I could see this was gonna be a fun innerview. “So, you must like cream cheese then.” (Couldn’t help myself.)
More laughing.
“You bet your dog biscuits. ANY kinda cheese. An – cheeseBURGERS. They’re The Best. I just got one for my birthday. Duh-LISH!”
“So, Harley, how’d you an your Mom find each other?”
“Mom hadda a bulldog named Weezer, who went to Dog Heaven in 2013. He was 11 anna half. She was DE-vuh-staded. Well, you know how lotsa humans say they Never Want Another Dog when their pooch goes to Dog Heaven?”
“Absolutely,” I replied.
“Well, Mom wasn’t like that. She needed another pooch come-PAN-yun. So she went to the shelter in Melbourne. She was sad, but hopeful. As it happened, I had been deposited there about the same time. I don’t know why. I thought I’d been a Good Puppy. I was only 6 months old, so maybe I was just too Bouncy Puppy. Anyway, I was sad but hopeful, too. And, Bonzo, when Mom spotted me, out of all those waggin’ tails an wet noses, it was One Of Those THINGS. She said to the shelter person, ‘I want HIM!’ Since I had already gone through all the Proper Pro-SEE-jures, she took me home that very day.”
“Pawsome Dog Biscuits! So how’d things go?”

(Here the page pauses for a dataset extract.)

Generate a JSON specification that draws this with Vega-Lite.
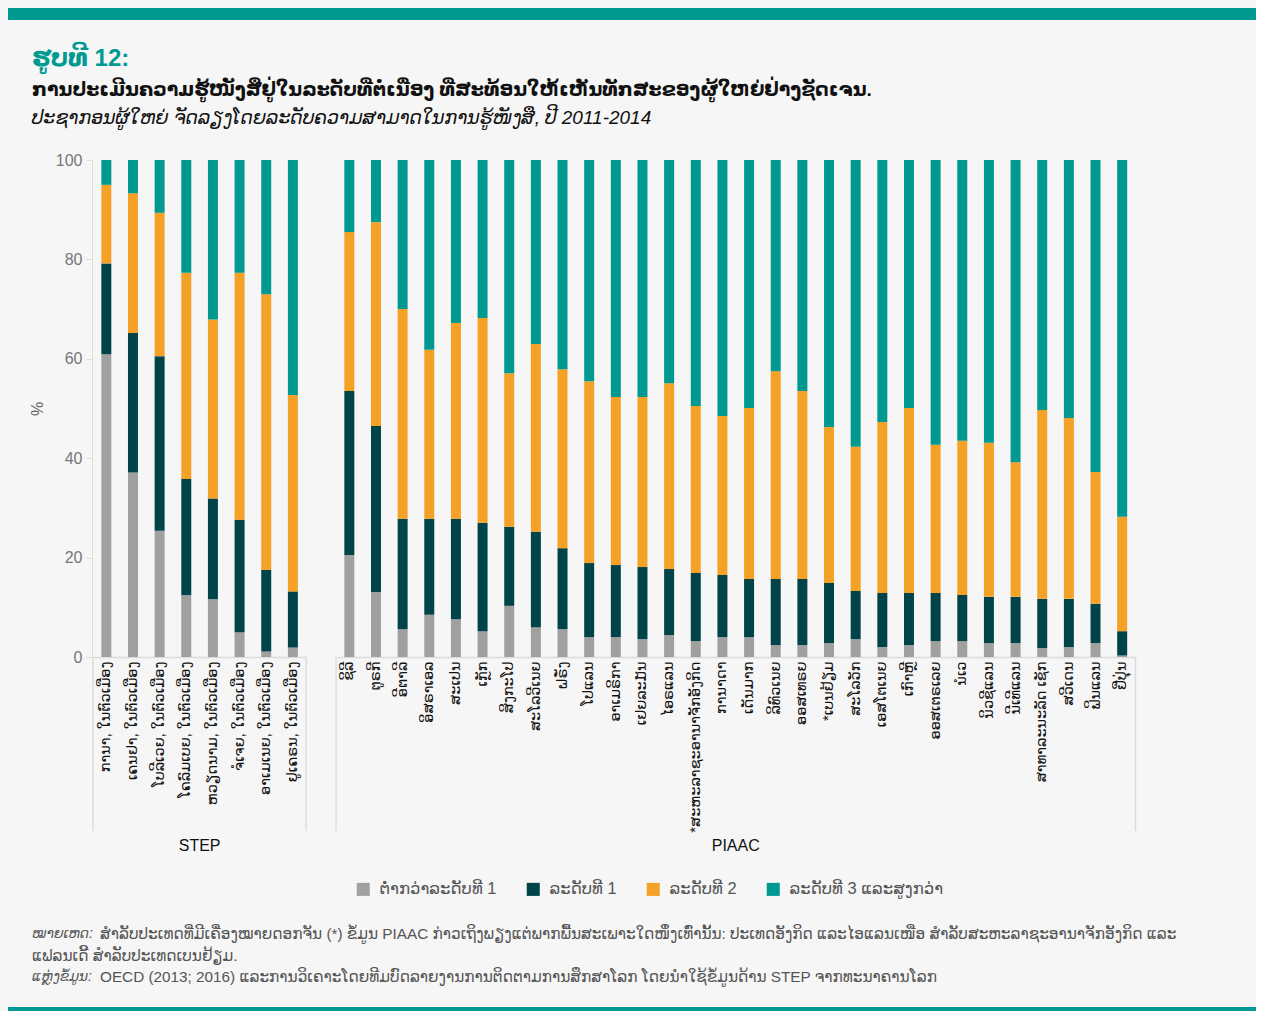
{
  "$schema": "https://vega.github.io/schema/vega-lite/v6.json",
  "background": "#f6f6f6",
  "padding": {"left": 8, "top": 8, "right": 0, "bottom": 0},
  "config": {
    "view": {"stroke": null},
    "font": "Liberation Sans, DejaVu Sans, sans-serif"
  },
  "columns": 1,
  "spacing": 9,
  "resolve": {"legend": {"color": "independent"}},
  "concat": [
    {
      "width": 1163,
      "height": 12,
      "data": {"values": [{"band": "top"}]},
      "mark": {"type": "rect", "color": "#009a93"},
      "encoding": {
        "x": {"datum": 0, "type": "quantitative", "scale": {"domain": [0, 1], "range": [-85, 1163]}, "axis": null},
        "x2": {"datum": 1},
        "y": {"datum": 0, "type": "quantitative", "scale": {"domain": [0, 1]}, "axis": null},
        "y2": {"datum": 1}
      },
      "title": {
        "text": "ຮູບທີ 12:",
        "subtitle": "ການປະເມີນຄວາມຮູ້ໜັງສືຢູ່ໃນລະດັບທີ່ຕໍ່ເນື່ອງ ທີ່ສະທ້ອນໃຫ້ເຫັນທັກສະຂອງຜູ້ໃຫຍ່ຢ່າງຊັດເຈນ.",
        "orient": "bottom",
        "anchor": "start",
        "frame": "group",
        "dx": -61,
        "offset": 27,
        "color": "#009a93",
        "fontSize": 24,
        "fontWeight": "bold",
        "subtitleColor": "#111111",
        "subtitleFontSize": 19,
        "subtitleFontWeight": "bold",
        "subtitlePadding": 10
      }
    },
    {
      "data": {
        "values": [
          {"survey": "STEP", "country": "ການາ, ໃນຕົວເມືອງ", "below1": 60.9, "level1": 18.3, "level2": 15.8, "level3": 5.0},
          {"survey": "STEP", "country": "ເຄນຢາ, ໃນຕົວເມືອງ", "below1": 37.1, "level1": 28.1, "level2": 28.1, "level3": 6.7},
          {"survey": "STEP", "country": "ໂບລີເວຍ, ໃນຕົວເມືອງ", "below1": 25.4, "level1": 35.1, "level2": 28.9, "level3": 10.6},
          {"survey": "STEP", "country": "ໂຄລົມເບຍ, ໃນຕົວເມືອງ", "below1": 12.4, "level1": 23.4, "level2": 41.5, "level3": 22.7},
          {"survey": "STEP", "country": "ຫວຽດນາມ, ໃນຕົວເມືອງ", "below1": 11.6, "level1": 20.3, "level2": 36.0, "level3": 32.1},
          {"survey": "STEP", "country": "ຈໍເຈຍ, ໃນຕົວເມືອງ", "below1": 5.0, "level1": 22.6, "level2": 49.7, "level3": 22.7},
          {"survey": "STEP", "country": "ອາເມເນຍ, ໃນຕົວເມືອງ", "below1": 1.1, "level1": 16.4, "level2": 55.5, "level3": 27.0},
          {"survey": "STEP", "country": "ຢູເຄຣນ, ໃນຕົວເມືອງ", "below1": 1.9, "level1": 11.3, "level2": 39.5, "level3": 47.3},
          {"survey": "PIAAC", "country": "ຊິລີ", "below1": 20.5, "level1": 33.0, "level2": 32.0, "level3": 14.5},
          {"survey": "PIAAC", "country": "ຕູຣກີ", "below1": 13.1, "level1": 33.4, "level2": 41.0, "level3": 12.5},
          {"survey": "PIAAC", "country": "ອີຕາລີ", "below1": 5.6, "level1": 22.2, "level2": 42.2, "level3": 30.0},
          {"survey": "PIAAC", "country": "ອິສຣາເອລ", "below1": 8.5, "level1": 19.3, "level2": 34.0, "level3": 38.2},
          {"survey": "PIAAC", "country": "ສະເປນ", "below1": 7.6, "level1": 20.2, "level2": 39.4, "level3": 32.8},
          {"survey": "PIAAC", "country": "ເກຼັກ", "below1": 5.2, "level1": 21.8, "level2": 41.2, "level3": 31.8},
          {"survey": "PIAAC", "country": "ສິງກະໂປ", "below1": 10.3, "level1": 15.9, "level2": 30.9, "level3": 42.9},
          {"survey": "PIAAC", "country": "ສະໂລວີເນຍ", "below1": 6.0, "level1": 19.2, "level2": 37.8, "level3": 37.0},
          {"survey": "PIAAC", "country": "ຝຣັ່ງ", "below1": 5.6, "level1": 16.3, "level2": 36.0, "level3": 42.1},
          {"survey": "PIAAC", "country": "ໂປແລນ", "below1": 4.0, "level1": 14.9, "level2": 36.6, "level3": 44.5},
          {"survey": "PIAAC", "country": "ອາເມຣິກາ", "below1": 4.0, "level1": 14.5, "level2": 33.8, "level3": 47.7},
          {"survey": "PIAAC", "country": "ເຢຍລະມັນ", "below1": 3.6, "level1": 14.5, "level2": 34.2, "level3": 47.7},
          {"survey": "PIAAC", "country": "ໄອຣແລນ", "below1": 4.4, "level1": 13.3, "level2": 37.4, "level3": 44.9},
          {"survey": "PIAAC", "country": "*ສະຫະລາຊະອານາຈັກອັງກິດ", "below1": 3.2, "level1": 13.7, "level2": 33.6, "level3": 49.5},
          {"survey": "PIAAC", "country": "ການາດາ", "below1": 4.0, "level1": 12.5, "level2": 32.0, "level3": 51.5},
          {"survey": "PIAAC", "country": "ເດັນມາກ", "below1": 4.0, "level1": 11.7, "level2": 34.4, "level3": 49.9},
          {"survey": "PIAAC", "country": "ລິທົວເນຍ", "below1": 2.4, "level1": 13.3, "level2": 41.8, "level3": 42.5},
          {"survey": "PIAAC", "country": "ອອສເທຣຍ", "below1": 2.4, "level1": 13.3, "level2": 37.8, "level3": 46.5},
          {"survey": "PIAAC", "country": "*ເບນຢ້ຽມ", "below1": 2.8, "level1": 12.1, "level2": 31.4, "level3": 53.7},
          {"survey": "PIAAC", "country": "ສະໂລວັກ", "below1": 3.6, "level1": 9.7, "level2": 29.0, "level3": 57.7},
          {"survey": "PIAAC", "country": "ເອສໂຕເນຍ", "below1": 2.0, "level1": 10.9, "level2": 34.4, "level3": 52.7},
          {"survey": "PIAAC", "country": "ເກົາຫຼີ", "below1": 2.4, "level1": 10.5, "level2": 37.2, "level3": 49.9},
          {"survey": "PIAAC", "country": "ອອສເຕຣເລຍ", "below1": 3.2, "level1": 9.7, "level2": 29.8, "level3": 57.3},
          {"survey": "PIAAC", "country": "ນໍເວ", "below1": 3.2, "level1": 9.3, "level2": 31.0, "level3": 56.5},
          {"survey": "PIAAC", "country": "ນິວຊີແລນ", "below1": 2.8, "level1": 9.3, "level2": 31.0, "level3": 56.9},
          {"survey": "PIAAC", "country": "ນີເທີແລນ", "below1": 2.8, "level1": 9.3, "level2": 27.1, "level3": 60.8},
          {"survey": "PIAAC", "country": "ສາທາລະນະລັດ ເຊັກ", "below1": 1.8, "level1": 9.9, "level2": 38.0, "level3": 50.3},
          {"survey": "PIAAC", "country": "ສວີເດນ", "below1": 2.0, "level1": 9.7, "level2": 36.4, "level3": 51.9},
          {"survey": "PIAAC", "country": "ຟິນແລນ", "below1": 2.8, "level1": 7.9, "level2": 26.5, "level3": 62.8},
          {"survey": "PIAAC", "country": "ຢີ່ປຸ່ນ", "below1": 0.3, "level1": 4.9, "level2": 23.0, "level3": 71.8}
        ]
      },
      "transform": [{"fold": ["below1", "level1", "level2", "level3"], "as": ["level", "pct"]}],
      "title": {
        "text": "ປະຊາກອນຜູ້ໃຫຍ່ ຈັດລຽງໂດຍລະດັບຄວາມສາມາດໃນການຮູ້ໜັງສື, ປີ 2011-2014",
        "anchor": "start",
        "frame": "group",
        "dx": -61,
        "fontStyle": "italic",
        "fontWeight": "normal",
        "fontSize": 19,
        "color": "#111111",
        "offset": 24
      },
      "facet": {
        "column": {
          "field": "survey",
          "type": "nominal",
          "sort": ["STEP", "PIAAC"],
          "header": {"title": null, "labelOrient": "bottom", "labelFontSize": 16, "labelColor": "#111111", "labelPadding": 5}
        }
      },
      "spacing": 28,
      "resolve": {"scale": {"x": "independent"}},
      "spec": {
        "width": {"step": 26.65},
        "height": 497,
        "encoding": {
          "x": {
            "field": "country",
            "type": "nominal",
            "sort": null,
            "scale": {"paddingInner": 0.625, "paddingOuter": 0.3125},
            "axis": {
              "title": null,
              "labelAngle": -90,
              "labelAlign": "right",
              "labelBaseline": "middle",
              "labelFontSize": 14.5,
              "labelColor": "#111111",
              "labelLimit": 400,
              "labelOverlap": false,
              "labelPadding": 4,
              "ticks": false,
              "domainColor": "#dcdcdc",
              "domainWidth": 1.5
            }
          }
        },
        "layer": [
          {
            "mark": {"type": "bar"},
            "encoding": {
              "y": {
                "field": "pct",
                "type": "quantitative",
                "stack": "zero",
                "scale": {"domain": [0, 100]},
                "axis": {
                  "title": "%",
                  "titleFontSize": 16,
                  "titleFontWeight": "normal",
                  "titleColor": "#666666",
                  "titlePadding": 10,
                  "labelFontSize": 16,
                  "labelColor": "#777777",
                  "values": [0, 20, 40, 60, 80, 100],
                  "grid": false,
                  "domainColor": "#dcdcdc",
                  "tickColor": "#dcdcdc",
                  "tickSize": 6,
                  "labelPadding": 4
                }
              },
              "order": {"field": "level", "type": "nominal", "sort": "ascending"},
              "color": {
                "field": "level",
                "type": "nominal",
                "sort": ["below1", "level1", "level2", "level3"],
                "scale": {"domain": ["below1", "level1", "level2", "level3"], "range": ["#a0a09f", "#004349", "#f5a126", "#009991"]},
                "legend": {
                  "orient": "none",
                  "legendX": 262,
                  "legendY": 721,
                  "direction": "horizontal",
                  "title": null,
                  "labelFontSize": 16.5,
                  "labelColor": "#555555",
                  "symbolType": "square",
                  "symbolSize": 170,
                  "symbolStrokeWidth": 0,
                  "symbolOpacity": 1,
                  "columnPadding": 28,
                  "labelOffset": 8,
                  "labelExpr": "datum.label == 'below1' ? 'ຕ່ຳກວ່າລະດັບທີ 1' : datum.label == 'level1' ? 'ລະດັບທີ 1' : datum.label == 'level2' ? 'ລະດັບທີ 2' : 'ລະດັບທີ 3 ແລະສູງກວ່າ'"
                }
              }
            }
          },
          {
            "transform": [{"filter": "datum.level == 'below1' && (datum.country == 'ການາ, ໃນຕົວເມືອງ' || datum.country == 'ຊິລີ')"}],
            "mark": {"type": "rule", "color": "#dcdcdc", "strokeWidth": 1.5, "xOffset": -13.3},
            "encoding": {
              "y": {"datum": 0, "type": "quantitative"},
              "y2": {"datum": -35}
            }
          },
          {
            "transform": [{"filter": "datum.level == 'below1' && (datum.country == 'ຢູເຄຣນ, ໃນຕົວເມືອງ' || datum.country == 'ຢີ່ປຸ່ນ')"}],
            "mark": {"type": "rule", "color": "#dcdcdc", "strokeWidth": 1.5, "xOffset": 13.3},
            "encoding": {
              "y": {"datum": 0, "type": "quantitative"},
              "y2": {"datum": -35}
            }
          }
        ]
      }
    },
    {
      "width": 1163,
      "height": 91,
      "data": {
        "values": [
          {"line": 1, "lead": "ໝາຍເຫດ:", "body": "ສໍາລັບປະເທດທີ່ມີເຄື່ອງໝາຍດອກຈັນ (*) ຂໍ້ມູນ PIAAC ກ່າວເຖິງພຽງແຕ່ພາກພື້ນສະເພາະໃດໜຶ່ງເທົ່ານັ້ນ: ປະເທດອັງກິດ ແລະໄອແລນເໜືອ ສໍາລັບສະຫະລາຊະອານາຈັກອັງກິດ ແລະ"},
          {"line": 2, "lead": "", "body": "ແຟລນເດີ້ ສໍາລັບປະເທດເບນຢ້ຽມ."},
          {"line": 3, "lead": "ແຫຼ່ງຂໍ້ມູນ:", "body": "OECD (2013; 2016) ແລະການວິເຄາະໂດຍທີມບົດລາຍງານການຕິດຕາມການສຶກສາໂລກ ໂດຍນໍາໃຊ້ຂໍ້ມູນດ້ານ STEP ຈາກທະນາຄານໂລກ"}
        ]
      },
      "encoding": {
        "y": {"field": "line", "type": "ordinal", "scale": {"type": "point", "padding": 0, "range": [27, 70]}, "axis": null},
        "x": {"datum": 0, "type": "quantitative", "scale": {"domain": [0, 1]}, "axis": null}
      },
      "layer": [
        {
          "transform": [{"filter": "datum.line != 2"}],
          "mark": {"type": "text", "align": "left", "baseline": "middle", "fontStyle": "italic", "fontSize": 14, "color": "#555555", "dx": -61},
          "encoding": {"text": {"field": "lead"}}
        },
        {
          "transform": [{"filter": "datum.line != 2"}],
          "mark": {"type": "text", "align": "left", "baseline": "middle", "fontSize": 15.3, "color": "#555555", "dx": 7},
          "encoding": {"text": {"field": "body"}}
        },
        {
          "transform": [{"filter": "datum.line == 2"}],
          "mark": {"type": "text", "align": "left", "baseline": "middle", "fontSize": 15.3, "color": "#555555", "dx": -61},
          "encoding": {"text": {"field": "body"}}
        }
      ]
    },
    {
      "width": 1163,
      "height": 10,
      "data": {"values": [{"band": "bottom"}]},
      "mark": {"type": "rect", "color": "#009a93"},
      "encoding": {
        "x": {"datum": 0, "type": "quantitative", "scale": {"domain": [0, 1], "range": [-85, 1163]}, "axis": null},
        "x2": {"datum": 1},
        "y": {"datum": 0, "type": "quantitative", "scale": {"domain": [0, 1]}, "axis": null},
        "y2": {"datum": 1}
      }
    }
  ]
}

“Ackshully – full disclosure – it wasn’t all kibbles an gravy at first. We got along great, except I kept slippin’ out and runnin’ all over the neighborhood whenever she opened the door. I also figured out how to wiggle out of my collar. I wasn’t runnin’ aWAY For-EV-er or anything, I just had all this energy and curiosity. I hadda run! An check stuff out! I mean, I’m a hound after all. It’s juh-NED-ick.”
“I hear ya,” I agreed. “So, how’d you two figure it all out?”
“Mom got me a trainer. And a harness. PLUS, we come here every day so I can run as much as I want. Now I’m Much Bedder. ’Cept sometimes, when I first get here, I Jump Up On People inna frenly way, cuz I’m so excited to see my pooch an human pals, an get lots of attention! You wouldn’t buh-leeve all the stuff there is to sniff around here. An there’s this nice man who always comes here by himself an gives us pooches treats. (I wonder if maybe his dog went to Heaven). Me an Fudge, she’s a boxer, hang out together. An me an Alfie usta play tag a lot. He’s a Belgian Malinois/German Shepherd mix. But he’s a snowbirddog an he’s Up North now.”
“So, what about foo …”
Suddenly, Harley stood up straight an alert, smellin’ the air. “Hang on, Bonzo. Just a sec.”
He got inna sorta crouch an started creepin’ stealthily through the grass, all Nose-to-the-Ground, starin’ at something. He crept forward for a minute or so. Then something popped up outta the grass, right in front of him, an flew away. He turned an trotted back. “Well, poo. That bug could fly. Who knew? So, you were sayin’?”
“Er, yes, what about foodstuffs? Other than cheeseburgers, whaddya like?”
“I like hoof treats stuffed with peanut budder. An, guess what, one time me an Mom went to a rest-runt for breck-fust with Fudge an her human. It was called Mully-guns. It’s pooch frenly. It was my first time, but Fudge is a pro at eatin’ out, so I just did what she did. Pawsome!”
“Whaddya you do when you’re home?”
“I have lotsa toys. An me an Mom play hunting games. Like fetch, an hide-an-seek. What she does is, she throws a toy an, while I’m fetchin’ it, she Hides. An I Seek. I always find her, ee-VEN-shully. In the closet. Or behind the bed. Or in the bathroom. I have a serious NOSE.
“I play with my neighbor pooches Abby, a Yorkie, an Teddy, he’s a Golden Doodle. I also chase lizards an squirrels an rabbits. But I never catch ’em. Those liddle suckers are speedy. It’s probly best anyway. On our (very long) leash walks I see lotsa birds. Mom’s teachin’ me their names. Lemme think – um, there’s cranes, hair-uns, storgs, spoonfaces I think, also gaders an odders – they’re not birds.
“One time, this duck started chasin’ us. We ran cuz we wanted to be puh-lite. Then, next time on our walk, that silly ol’ duck spotted us an started chasin’ us again. Mom laughed, she couldn’t help it. The duck had such a huh-LARRY-us waddle.
“At night, I have my dinner, Do My Duty, then me an Mom play a liddle more, then watch TV. My favrite channel’s Animal Planet. It’s very ed-ju-CAY-shunnull. Have you ever seen ‘Pitbulls an Parolees’? It’s real innersting. We also like ‘Too Cute,’ an ‘Dogs 101.’ At 10:30 it’s bedtime. I usually sleep with Mom. I have a great life.”
Heading home, I was sorta wishin’ I had as much energy as Harley. He’s such a cool poocheroo. An I was wonderin’ whether Gramma an Grampa ever watch “Pitbulls an Parolees.” An whether Gramma might make me a cheeseburger on my birthday.